WRITTEN TASK: In the listing below, locate the line with "Output the component" and the line with "ErrorBar, XAxis, YAxis", then output both and everything between them exactly, minus any pictures.

EXTRACTED DATA:

— BEGIN —

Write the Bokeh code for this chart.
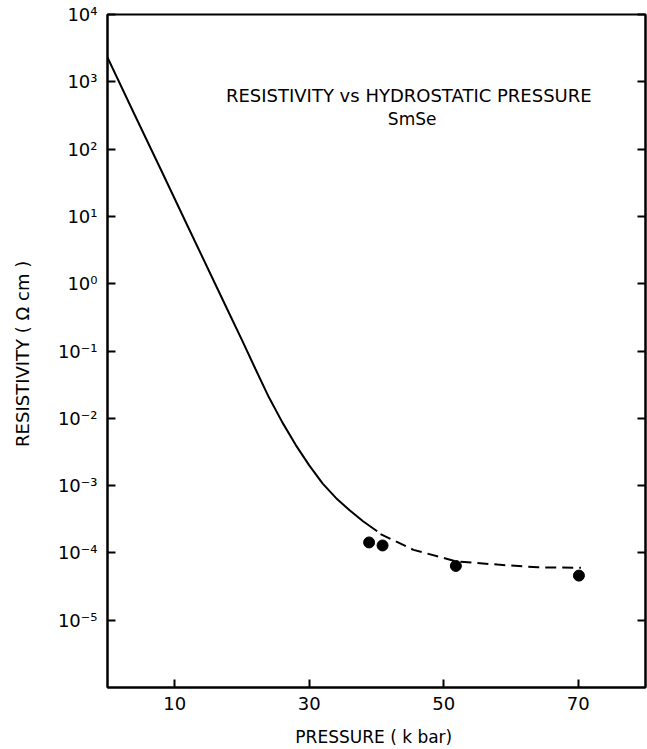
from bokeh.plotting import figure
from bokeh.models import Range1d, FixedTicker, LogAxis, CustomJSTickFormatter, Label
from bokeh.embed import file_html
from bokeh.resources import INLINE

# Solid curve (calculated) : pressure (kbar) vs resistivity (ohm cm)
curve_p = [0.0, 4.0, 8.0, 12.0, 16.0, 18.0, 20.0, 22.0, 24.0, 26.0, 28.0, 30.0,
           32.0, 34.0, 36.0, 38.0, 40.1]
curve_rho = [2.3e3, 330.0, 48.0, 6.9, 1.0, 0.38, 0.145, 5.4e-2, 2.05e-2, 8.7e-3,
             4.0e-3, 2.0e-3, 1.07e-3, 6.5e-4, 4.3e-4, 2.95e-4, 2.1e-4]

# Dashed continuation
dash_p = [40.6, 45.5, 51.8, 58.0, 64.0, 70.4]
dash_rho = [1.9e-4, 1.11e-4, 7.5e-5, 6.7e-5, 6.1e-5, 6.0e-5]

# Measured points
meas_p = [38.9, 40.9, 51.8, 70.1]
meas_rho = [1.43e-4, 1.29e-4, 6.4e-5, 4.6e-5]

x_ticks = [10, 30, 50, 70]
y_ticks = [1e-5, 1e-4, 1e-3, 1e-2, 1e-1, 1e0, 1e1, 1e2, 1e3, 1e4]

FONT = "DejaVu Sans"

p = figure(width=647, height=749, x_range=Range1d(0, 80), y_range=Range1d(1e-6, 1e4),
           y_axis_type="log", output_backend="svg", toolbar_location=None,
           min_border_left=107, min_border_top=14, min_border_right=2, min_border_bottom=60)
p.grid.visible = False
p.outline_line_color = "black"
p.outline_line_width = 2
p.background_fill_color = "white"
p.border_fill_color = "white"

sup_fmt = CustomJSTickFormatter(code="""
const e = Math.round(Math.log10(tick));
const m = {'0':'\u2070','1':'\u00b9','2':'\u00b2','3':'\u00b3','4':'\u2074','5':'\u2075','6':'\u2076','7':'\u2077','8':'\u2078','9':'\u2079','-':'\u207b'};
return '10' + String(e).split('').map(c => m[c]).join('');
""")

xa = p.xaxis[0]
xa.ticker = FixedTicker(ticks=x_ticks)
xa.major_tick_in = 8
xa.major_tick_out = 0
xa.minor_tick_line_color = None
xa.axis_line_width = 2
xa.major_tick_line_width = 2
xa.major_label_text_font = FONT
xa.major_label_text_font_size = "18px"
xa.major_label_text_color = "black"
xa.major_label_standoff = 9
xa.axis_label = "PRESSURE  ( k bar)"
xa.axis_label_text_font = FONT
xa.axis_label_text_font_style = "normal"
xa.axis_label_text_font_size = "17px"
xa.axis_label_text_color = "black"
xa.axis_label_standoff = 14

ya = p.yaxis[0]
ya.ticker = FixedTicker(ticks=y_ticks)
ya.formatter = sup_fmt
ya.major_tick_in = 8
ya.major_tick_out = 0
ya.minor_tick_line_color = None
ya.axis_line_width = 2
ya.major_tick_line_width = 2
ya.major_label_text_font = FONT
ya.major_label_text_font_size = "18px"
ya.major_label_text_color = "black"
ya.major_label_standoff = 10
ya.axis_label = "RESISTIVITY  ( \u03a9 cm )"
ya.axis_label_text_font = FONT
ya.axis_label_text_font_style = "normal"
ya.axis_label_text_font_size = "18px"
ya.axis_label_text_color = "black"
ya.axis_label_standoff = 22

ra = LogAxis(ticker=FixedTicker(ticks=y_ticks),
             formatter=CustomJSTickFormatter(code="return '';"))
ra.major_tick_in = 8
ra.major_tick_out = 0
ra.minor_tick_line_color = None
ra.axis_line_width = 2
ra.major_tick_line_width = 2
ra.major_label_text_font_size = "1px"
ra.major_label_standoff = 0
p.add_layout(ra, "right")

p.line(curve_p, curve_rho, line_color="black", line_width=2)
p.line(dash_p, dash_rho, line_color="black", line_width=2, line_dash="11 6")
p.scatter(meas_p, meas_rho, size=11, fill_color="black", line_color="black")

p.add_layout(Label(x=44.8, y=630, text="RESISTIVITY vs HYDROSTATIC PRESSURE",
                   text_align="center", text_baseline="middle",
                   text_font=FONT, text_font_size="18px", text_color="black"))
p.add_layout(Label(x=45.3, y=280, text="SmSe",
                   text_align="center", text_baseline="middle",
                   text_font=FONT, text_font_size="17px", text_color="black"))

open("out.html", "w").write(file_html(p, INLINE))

— END —
— BEGIN —

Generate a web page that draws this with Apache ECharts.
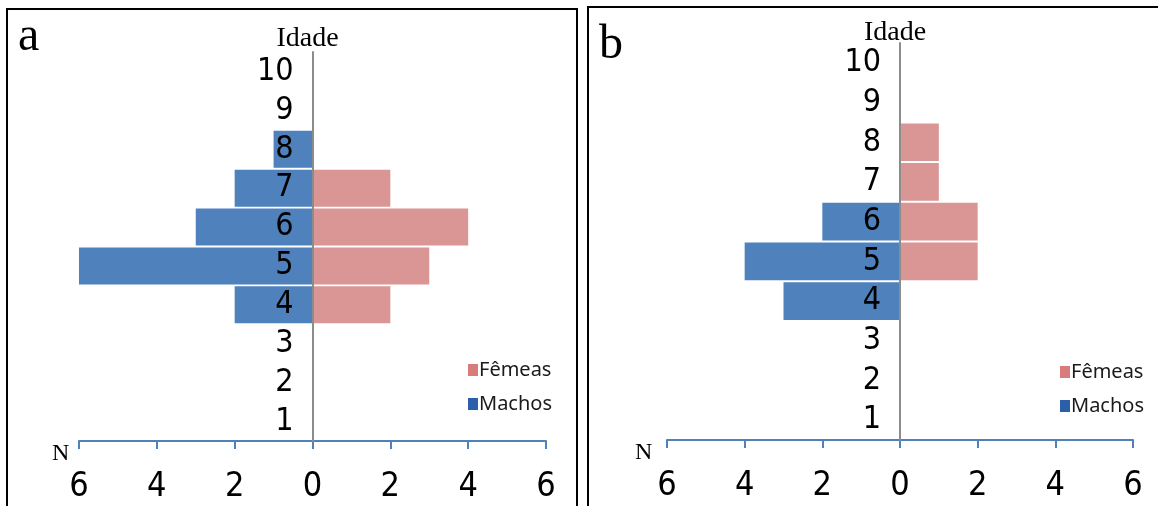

— END —
— BEGIN —

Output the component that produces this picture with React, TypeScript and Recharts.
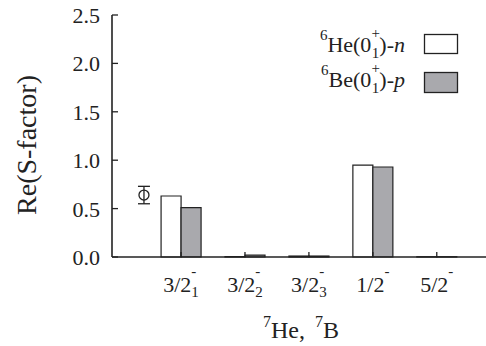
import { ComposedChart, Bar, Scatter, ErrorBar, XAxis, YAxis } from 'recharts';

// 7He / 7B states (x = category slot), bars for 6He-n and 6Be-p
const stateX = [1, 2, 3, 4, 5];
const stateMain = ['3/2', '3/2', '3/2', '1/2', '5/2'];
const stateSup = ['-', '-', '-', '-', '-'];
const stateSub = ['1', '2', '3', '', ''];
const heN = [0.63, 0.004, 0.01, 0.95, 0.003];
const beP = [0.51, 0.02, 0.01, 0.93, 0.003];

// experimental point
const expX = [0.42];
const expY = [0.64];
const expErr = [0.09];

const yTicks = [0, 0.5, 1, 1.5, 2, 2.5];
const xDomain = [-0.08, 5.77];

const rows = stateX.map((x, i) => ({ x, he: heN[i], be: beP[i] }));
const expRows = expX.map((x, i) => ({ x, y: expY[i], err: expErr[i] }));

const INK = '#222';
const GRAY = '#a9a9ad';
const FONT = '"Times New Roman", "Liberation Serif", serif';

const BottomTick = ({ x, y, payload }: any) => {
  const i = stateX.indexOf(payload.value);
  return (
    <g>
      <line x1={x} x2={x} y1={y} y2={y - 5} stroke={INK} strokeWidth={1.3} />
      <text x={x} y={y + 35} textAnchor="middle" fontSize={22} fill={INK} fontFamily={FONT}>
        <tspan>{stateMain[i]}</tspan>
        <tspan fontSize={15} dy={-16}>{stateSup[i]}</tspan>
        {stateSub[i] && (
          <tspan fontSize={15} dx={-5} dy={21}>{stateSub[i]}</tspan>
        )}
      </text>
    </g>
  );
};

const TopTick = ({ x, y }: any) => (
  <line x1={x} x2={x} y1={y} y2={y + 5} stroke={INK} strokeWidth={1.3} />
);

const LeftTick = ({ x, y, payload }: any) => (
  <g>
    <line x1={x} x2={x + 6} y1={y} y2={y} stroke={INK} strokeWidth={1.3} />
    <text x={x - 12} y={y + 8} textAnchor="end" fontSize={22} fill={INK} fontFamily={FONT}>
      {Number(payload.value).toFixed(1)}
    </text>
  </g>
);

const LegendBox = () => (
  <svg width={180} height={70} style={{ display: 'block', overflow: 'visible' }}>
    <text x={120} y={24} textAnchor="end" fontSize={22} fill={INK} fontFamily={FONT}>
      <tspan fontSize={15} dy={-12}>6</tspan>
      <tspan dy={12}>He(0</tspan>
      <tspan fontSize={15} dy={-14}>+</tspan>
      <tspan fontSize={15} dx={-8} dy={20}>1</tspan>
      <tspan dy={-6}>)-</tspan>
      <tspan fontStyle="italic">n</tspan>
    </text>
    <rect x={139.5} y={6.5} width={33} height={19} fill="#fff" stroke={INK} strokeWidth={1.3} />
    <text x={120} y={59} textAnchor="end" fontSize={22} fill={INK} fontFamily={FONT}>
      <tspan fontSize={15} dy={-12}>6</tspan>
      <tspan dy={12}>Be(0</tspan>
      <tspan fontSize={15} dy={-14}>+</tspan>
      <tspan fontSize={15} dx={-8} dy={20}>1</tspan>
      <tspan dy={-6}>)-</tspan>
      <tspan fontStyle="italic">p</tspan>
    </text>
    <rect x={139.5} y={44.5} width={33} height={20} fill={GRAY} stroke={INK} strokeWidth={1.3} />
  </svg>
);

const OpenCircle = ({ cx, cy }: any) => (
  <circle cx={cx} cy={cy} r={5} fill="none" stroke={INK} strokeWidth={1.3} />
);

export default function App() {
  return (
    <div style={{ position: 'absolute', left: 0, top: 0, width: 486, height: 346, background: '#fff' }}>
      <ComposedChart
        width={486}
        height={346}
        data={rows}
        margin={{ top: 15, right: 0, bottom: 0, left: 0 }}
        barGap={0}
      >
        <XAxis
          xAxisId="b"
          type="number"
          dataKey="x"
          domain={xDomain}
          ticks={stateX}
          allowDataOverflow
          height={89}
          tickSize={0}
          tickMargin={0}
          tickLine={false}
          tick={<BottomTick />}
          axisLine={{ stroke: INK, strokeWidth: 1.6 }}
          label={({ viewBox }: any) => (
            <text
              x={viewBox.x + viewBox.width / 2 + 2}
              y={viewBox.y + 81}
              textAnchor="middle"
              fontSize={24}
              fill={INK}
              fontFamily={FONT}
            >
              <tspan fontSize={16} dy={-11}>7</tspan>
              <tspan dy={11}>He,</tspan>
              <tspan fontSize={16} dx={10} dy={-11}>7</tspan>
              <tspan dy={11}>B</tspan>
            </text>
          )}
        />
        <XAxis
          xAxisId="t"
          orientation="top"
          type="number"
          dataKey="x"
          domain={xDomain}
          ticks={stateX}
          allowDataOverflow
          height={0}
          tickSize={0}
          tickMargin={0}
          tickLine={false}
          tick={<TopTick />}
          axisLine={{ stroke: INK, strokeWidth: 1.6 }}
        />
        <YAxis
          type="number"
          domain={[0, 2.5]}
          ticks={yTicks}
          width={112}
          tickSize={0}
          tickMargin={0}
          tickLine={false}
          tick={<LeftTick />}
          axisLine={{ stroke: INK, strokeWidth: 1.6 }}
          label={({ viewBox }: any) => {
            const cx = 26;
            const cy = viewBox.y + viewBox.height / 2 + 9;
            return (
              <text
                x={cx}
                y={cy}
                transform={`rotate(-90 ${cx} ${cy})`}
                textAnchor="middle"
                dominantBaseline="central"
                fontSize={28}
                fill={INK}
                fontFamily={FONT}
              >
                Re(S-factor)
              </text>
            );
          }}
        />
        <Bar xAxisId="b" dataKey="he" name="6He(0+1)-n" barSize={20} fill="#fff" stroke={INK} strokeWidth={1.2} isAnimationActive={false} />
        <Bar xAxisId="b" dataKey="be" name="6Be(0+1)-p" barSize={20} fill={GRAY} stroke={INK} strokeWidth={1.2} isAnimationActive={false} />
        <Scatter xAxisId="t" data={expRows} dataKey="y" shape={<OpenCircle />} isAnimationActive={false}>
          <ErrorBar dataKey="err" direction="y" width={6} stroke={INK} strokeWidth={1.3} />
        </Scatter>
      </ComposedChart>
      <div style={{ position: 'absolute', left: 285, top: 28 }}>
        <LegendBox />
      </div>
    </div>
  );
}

— END —

SOLUTION TO THIS EXERCISE:
Output the component that produces this picture with React, TypeScript and Recharts.
import { ComposedChart, Bar, Scatter, ErrorBar, XAxis, YAxis } from 'recharts';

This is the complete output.